The incident will also have alerted National to the fact
that the Greens have learned absolutely nothing from the parliamentary bullying
meted-out to their colleague, the former Green MP, Keith Locke.
It was the Labour Party’s Opposition Research which dug out
of the pages of Socialist Action, the
Trotskyite newspaper which Locke edited for many years, a nugget of pure
political gold. The Socialist Action League had been an enthusiastic early
supporter of the Khmer Rouge – the revolutionary party led by Pol Pot which, in
1975, toppled the right-wing military government of Cambodia. As the editor of Socialist Action, Locke had celebrated
the Khmer Rouge takeover as a “victory for humanity”.
In vain did Locke attempt to explain to his parliamentary
accusers that, at the time the offending articles were written, neither he nor
the Socialist Action League were aware of the wholesale “politicide” unfolding
in the killing fields of Pol Pot’s Cambodia. John Pilger’s shocking revelations
that the Khmer Rouge had murdered millions of Cambodians, however, rendered
Locke’s after-the-fact explanations utterly ineffective. He had written in
support of Pol Pot – and for many MPs that was enough to place him beyond the
pale of political respectability.
The point of this cautionary tale? That a political party –
especially one which, like the Greens, attracts radicals and activists of all
kinds – not only needs to keep its institutional memory alive, it needs to keep
it kicking-in. The most important lesson to be drawn from Locke’s experience is
that political parties need to conduct exhaustive research into the backgrounds
of all its candidates, so that areas of weakness and vulnerability can be
identified early and, if possible, neutralised by preventive revelation.
It is supremely ironic that Ghahraman, Locke’s successor in
the role of Green Spokesperson for Global Affairs, was a member of the Special
Tribunal for Cambodia’s prosecution team for bringing the mass murderers of the
Khmer Rouge to justice.

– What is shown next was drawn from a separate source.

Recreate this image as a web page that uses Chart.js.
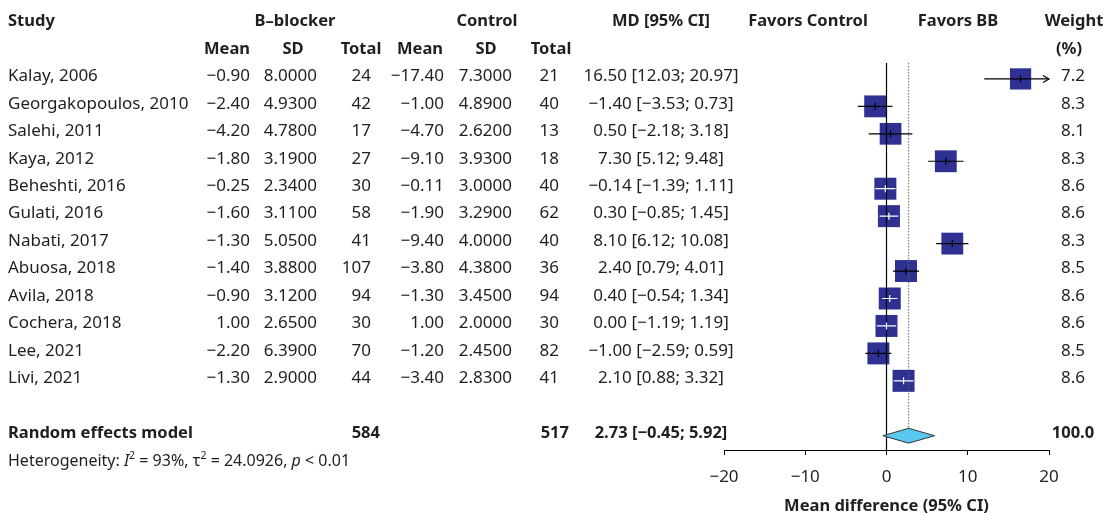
<!DOCTYPE html>
<html>
<head>
<meta charset="utf-8">
<script src="https://cdn.jsdelivr.net/npm/chart.js@4.4.0/dist/chart.umd.min.js"></script>
<style>
  body { margin: 0; background: #fff; }
  #forest { display: block; }
</style>
</head>
<body>
<canvas id="forest" width="1105" height="513"></canvas>
<script>
// study rows
var studies = ["Kalay, 2006", "Georgakopoulos, 2010", "Salehi, 2011", "Kaya, 2012", "Beheshti, 2016", "Gulati, 2016",
  "Nabati, 2017", "Abuosa, 2018", "Avila, 2018", "Cochera, 2018", "Lee, 2021", "Livi, 2021"];
var bbMean = [-0.90, -2.40, -4.20, -1.80, -0.25, -1.60, -1.30, -1.40, -0.90, 1.00, -2.20, -1.30];
var bbSD = [8.0000, 4.9300, 4.7800, 3.1900, 2.3400, 3.1100, 5.0500, 3.8800, 3.1200, 2.6500, 6.3900, 2.9000];
var bbTotal = [24, 42, 17, 27, 30, 58, 41, 107, 94, 30, 70, 44];
var ctMean = [-17.40, -1.00, -4.70, -9.10, -0.11, -1.90, -9.40, -3.80, -1.30, 1.00, -1.20, -3.40];
var ctSD = [7.3000, 4.8900, 2.6200, 3.9300, 3.0000, 3.2900, 4.0000, 4.3800, 3.4500, 2.0000, 2.4500, 2.8300];
var ctTotal = [21, 40, 13, 18, 40, 62, 40, 36, 94, 30, 82, 41];
var md = [16.50, -1.40, 0.50, 7.30, -0.14, 0.30, 8.10, 2.40, 0.40, 0.00, -1.00, 2.10];
var ciLow = [12.03, -3.53, -2.18, 5.12, -1.39, -0.85, 6.12, 0.79, -0.54, -1.19, -2.59, 0.88];
var ciHigh = [20.97, 0.73, 3.18, 9.48, 1.11, 1.45, 10.08, 4.01, 1.34, 1.19, 0.59, 3.32];
var weight = [7.2, 8.3, 8.1, 8.3, 8.6, 8.6, 8.3, 8.5, 8.6, 8.6, 8.5, 8.6];

// random effects model
var pooledMD = [2.73, -0.45, 5.92];
var pooledTotals = [584, 517];
var pooledWeight = 100.0;
var i2 = '93%';
var tau2 = '24.0926';
var pValue = '< 0.01';

var xTicks = [-20, -10, 0, 10, 20];

var FONT = 'Noto Sans';
var TXT = '#1f1f1f';
var pooledRow = 13;

function num(v, d) {
  return (v < 0 ? '\u2212' : '') + Math.abs(v).toFixed(d);
}
function sideOf(w) {
  return 22 * Math.pow(w / 8.6, 0.2);
}

// CI whiskers + diamond
var ciPlugin = {
  id: 'ciLines',
  afterDatasetsDraw: function (chart) {
    var ctx = chart.ctx, xs = chart.scales.x, ys = chart.scales.y;
    ctx.save();
    ctx.lineWidth = 1.2;
    for (var i = 0; i < md.length; i++) {
      var y = ys.getPixelForValue(i);
      var x1 = xs.getPixelForValue(Math.max(ciLow[i], -20));
      var x2 = xs.getPixelForValue(Math.min(ciHigh[i], 20));
      var xm = xs.getPixelForValue(md[i]);
      var col = (x2 - x1) > sideOf(weight[i]) ? '#000' : '#fff';
      ctx.strokeStyle = col;
      ctx.beginPath();
      ctx.moveTo(x1, y); ctx.lineTo(x2, y);
      ctx.moveTo(xm, y - 3.5); ctx.lineTo(xm, y + 3.5);
      ctx.stroke();
      if (ciHigh[i] > 20) {
        ctx.strokeStyle = '#000';
        ctx.beginPath();
        ctx.moveTo(x2 - 6, y - 3.5); ctx.lineTo(x2, y); ctx.lineTo(x2 - 6, y + 3.5);
        ctx.stroke();
      }
    }
    // diamond
    var yc = ys.getPixelForValue(pooledRow);
    var h = Math.abs(ys.getPixelForValue(pooledRow + 0.27) - yc);
    ctx.beginPath();
    ctx.moveTo(xs.getPixelForValue(pooledMD[1]), yc);
    ctx.lineTo(xs.getPixelForValue(pooledMD[0]), yc - h);
    ctx.lineTo(xs.getPixelForValue(pooledMD[2]), yc);
    ctx.lineTo(xs.getPixelForValue(pooledMD[0]), yc + h);
    ctx.closePath();
    ctx.fillStyle = '#58c8f0';
    ctx.fill();
    ctx.lineWidth = 1;
    ctx.strokeStyle = '#333';
    ctx.stroke();
    ctx.restore();
  }
};

// table text around the plot
var tablePlugin = {
  id: 'table',
  afterDraw: function (chart) {
    var ctx = chart.ctx, ys = chart.scales.y;
    function txt(s, x, row, align, bold) {
      ctx.font = bold ? 'bold 16.5px "' + FONT + '"' : '17px "' + FONT + '"';
      ctx.textAlign = align;
      ctx.fillText(s, x, ys.getPixelForValue(row) - 2.5);
    }
    ctx.save();
    ctx.fillStyle = TXT;
    ctx.textBaseline = 'middle';

    // headers
    txt('Study', 8, -2, 'left', true);
    txt('B\u2013blocker', 295, -2, 'center', true);
    txt('Control', 487, -2, 'center', true);
    txt('MD [95% CI]', 661, -2, 'center', true);
    txt('Favors Control', 808, -2, 'center', true);
    txt('Favors BB', 958, -2, 'center', true);
    txt('Weight', 1074, -2, 'center', true);
    txt('Mean', 227, -1, 'center', true);
    txt('SD', 293, -1, 'center', true);
    txt('Total', 361, -1, 'center', true);
    txt('Mean', 420, -1, 'center', true);
    txt('SD', 486, -1, 'center', true);
    txt('Total', 551, -1, 'center', true);
    txt('(%)', 1069, -1, 'center', true);

    for (var i = 0; i < studies.length; i++) {
      txt(studies[i], 8, i, 'left');
      txt(num(bbMean[i], 2), 250, i, 'right');
      txt(num(bbSD[i], 4), 317, i, 'right');
      txt(String(bbTotal[i]), 371, i, 'right');
      txt(num(ctMean[i], 2), 444, i, 'right');
      txt(num(ctSD[i], 4), 512, i, 'right');
      txt(String(ctTotal[i]), 559, i, 'right');
      txt(num(md[i], 2) + ' [' + num(ciLow[i], 2) + '; ' + num(ciHigh[i], 2) + ']', 661, i, 'center');
      txt(weight[i].toFixed(1), 1073, i, 'center');
    }

    // pooled row
    txt('Random effects model', 8, pooledRow, 'left', true);
    txt(String(pooledTotals[0]), 380, pooledRow, 'right', true);
    txt(String(pooledTotals[1]), 569, pooledRow, 'right', true);
    txt(num(pooledMD[0], 2) + ' [' + num(pooledMD[1], 2) + '; ' + num(pooledMD[2], 2) + ']', 661, pooledRow, 'center', true);
    txt(pooledWeight.toFixed(1), 1073, pooledRow, 'center', true);

    // heterogeneity line
    var parts = [
      ['Heterogeneity: ', ''], ['I', 'italic '], ['2', 'sup'], [' = ' + i2 + ', ', ''],
      ['\u03c4', ''], ['2', 'sup'], [' = ' + tau2 + ', ', ''], ['p', 'italic '], [' ' + pValue, '']
    ];
    var hx = 8, hy = ys.getPixelForValue(pooledRow + 1) - 2;
    ctx.textAlign = 'left';
    parts.forEach(function (p) {
      if (p[1] === 'sup') {
        ctx.font = '10.5px "' + FONT + '"';
        ctx.fillText(p[0], hx, hy - 5);
      } else {
        ctx.font = p[1] + '16px "' + FONT + '"';
        ctx.fillText(p[0], hx, hy);
      }
      hx += ctx.measureText(p[0]).width;
    });
    ctx.restore();
  }
};

var ctx = document.getElementById('forest').getContext('2d');
var forest = new Chart(ctx, {
  type: 'scatter',
  data: {
    datasets: [{
      label: 'MD',
      data: md.map(function (v, i) { return { x: v, y: i }; }),
      pointStyle: 'rect',
      pointRadius: weight.map(function (w) { return sideOf(w) / Math.SQRT2; }),
      pointHoverRadius: weight.map(function (w) { return sideOf(w) / Math.SQRT2; }),
      backgroundColor: '#2e3192',
      borderWidth: 0,
      order: 2
    }, {
      label: 'no effect',
      data: [{ x: 0, y: -0.58 }, { x: 0, y: 13.52 }],
      showLine: true,
      borderColor: '#000',
      borderWidth: 1.2,
      pointRadius: 0,
      order: 1
    }, {
      label: 'pooled',
      data: [{ x: pooledMD[0], y: -0.58 }, { x: pooledMD[0], y: pooledRow - 0.27 }],
      showLine: true,
      borderColor: '#666',
      borderWidth: 1,
      borderDash: [1.5, 1.5],
      pointRadius: 0,
      order: 1
    }]
  },
  options: {
    responsive: false,
    animation: false,
    devicePixelRatio: 1,
    events: [],
    layout: {
      padding: { left: 724, right: 56, top: 63, bottom: 0 },
      autoPadding: false
    },
    plugins: {
      legend: { display: false },
      tooltip: { enabled: false }
    },
    scales: {
      x: {
        type: 'linear',
        min: -20,
        max: 20,
        afterBuildTicks: function (s) { s.ticks = xTicks.map(function (v) { return { value: v }; }); },
        afterFit: function (s) { s.height = 63; },
        ticks: {
          callback: function (v) { return num(v, 0); },
          font: { family: FONT, size: 17 },
          color: TXT,
          padding: 12,
          maxRotation: 0
        },
        grid: { drawOnChartArea: false, tickLength: 5, color: '#000', lineWidth: 1 },
        border: { color: '#000', width: 1 },
        title: {
          display: true,
          text: 'Mean difference (95% CI)',
          font: { family: FONT, size: 16.5, weight: 'bold' },
          color: TXT,
          padding: { top: 0, bottom: -3 }
        }
      },
      y: {
        type: 'linear',
        reverse: true,
        min: -0.58,
        max: 13.52,
        display: false
      }
    }
  },
  plugins: [ciPlugin, tablePlugin]
});
</script>
</body>
</html>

Ironic, too, that she, like Locke, has seen her
credibility in the Global Affairs and Justice Spokesperson roles severely
damaged by a failure to anticipate how the Greens’ enemies, however unfairly,
might turn the actions of her past, no matter how well intentioned, against
her.
After Ghahraman’s ambush, Jacinda Ardern will be acutely
aware that improving her government’s political management skills is not simply
a matter of keeping her own Labour Party safe from political snipers, but that
the job also entails teaching the Greens how to anticipate – and then dodge –
their common enemy’s bullets.
This essay was
originally posted on The Daily Blog
of Thursday, 30 November 2017.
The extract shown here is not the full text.